There is also a world of reality outside the Internet that especially in geo-spatial terms drives us toward data integration. Events in the world do not take place in isolation. Neither do they align themselves with the boundaries of government departments or provinces or states of national governments. A flood in El Salvador or an earthquake in India ripples around the world. The flood does not care that there is a Ministry of Forests, nor a Ministry of the Environment, or that the administration of one is not integrated with the other. The flood tears through the fabric of the country merging the trees and the soil and the water, mingling agriculture and industry, homes and social infrastructure. To respond to the inherent integration of the world we must integrate our information resources.
The explosion of the Internet has also demanded that our technologies be extensible and comprehensible. This was one of the lessons of HTML. A simple text based language that has come to dominate the world. Visibility and comprehensibility are increasingly demanded in a world that is already too complex.
The character of XML has in many respects been shaped by responses to these issues. XML like HTML is text based. It can easily be read and understood by human beings. Since it is text, XML can readily combine together a wide variety of data types including text, finance, graphics, audio, voice and more. This means that geographic data can readily be integrated with a wide range of non-geographic data types thus greatly enhancing the value and accessibility of spatial information.
XML technology has also evolved in response to the limitations of HTML. While enormously successful, HTML and the World Wide Web are not without shortcomings. All of us are familiar with the “404” message displayed when a broken hypertext link points us to a non-existent page, or to the different appearances that can derive from viewing a single web page in different web browsers.
Where HTML mixes content and presentation together, XML strictly separates the two. XML, the encoding standard deals only with data structure. This simple fact liberates it from mere document description to become a general tool for data description. GML continues this fundamental idea.
GML is concerned with the description of geographic content. GML must be styled for presentation. Presentation may mean being styled to a graphical form such as a map, but equally it could mean being styled to text or even to a sequence of voice instructions.
HTML provides a simple form of linking one web page to another. This linking mechanism is one of the key foundations of the web. The link is established through an anchor or bookmark embedded in the target page and a link reference embedded in the source page.
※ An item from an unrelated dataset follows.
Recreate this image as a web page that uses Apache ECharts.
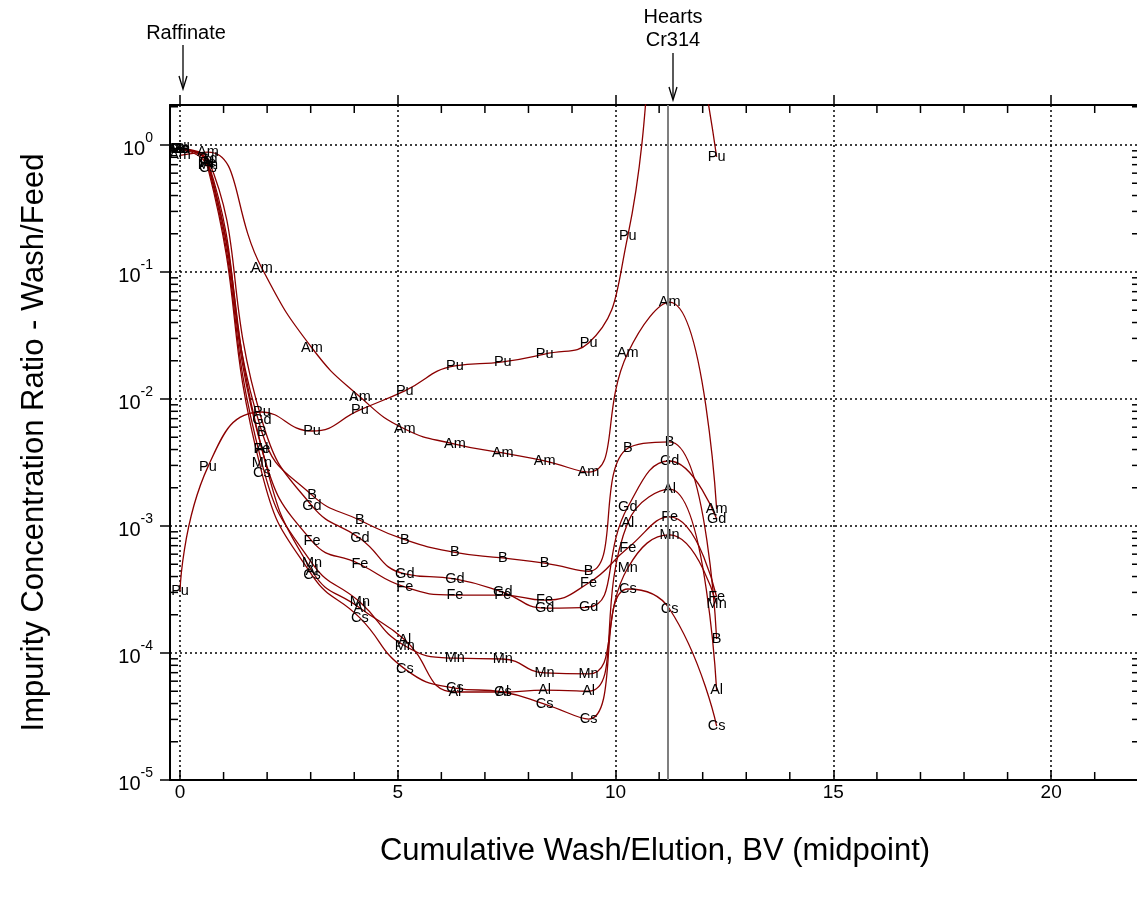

Note that such a link associates only two resources (the source and target pages) and it does so in a unidirectional manner (source to target). Note further that the HTML link is a coarse grained mechanism. It only allows one to point to complete web pages and only to single points in those web pages.
XML goes much further. XML provides a mechanism for linking multiple resources into a complex association. XML links also can be traversed in both directions. XML further enables fine-grained associations to be constructed. Where HTML linking only supports the linking or association of web pages, XML linking can associate single XML elements or even element fragments. As we shall see, this has profound implications for GML’s ability to build associations between spatial features.
Since XML separates presentation and content, XML technologies have developed for style transformation. These are now available for a wide variety of devices from the desktop to hand held and wireless PDA’s.
The ubiquity of XML has other implications for GML. With more and more types of data being expressed each day in XML, the ability to combine and associate geo-spatial data with hundreds of other data types, one of the long objectives of the geo-spatial community, moves closer to reality.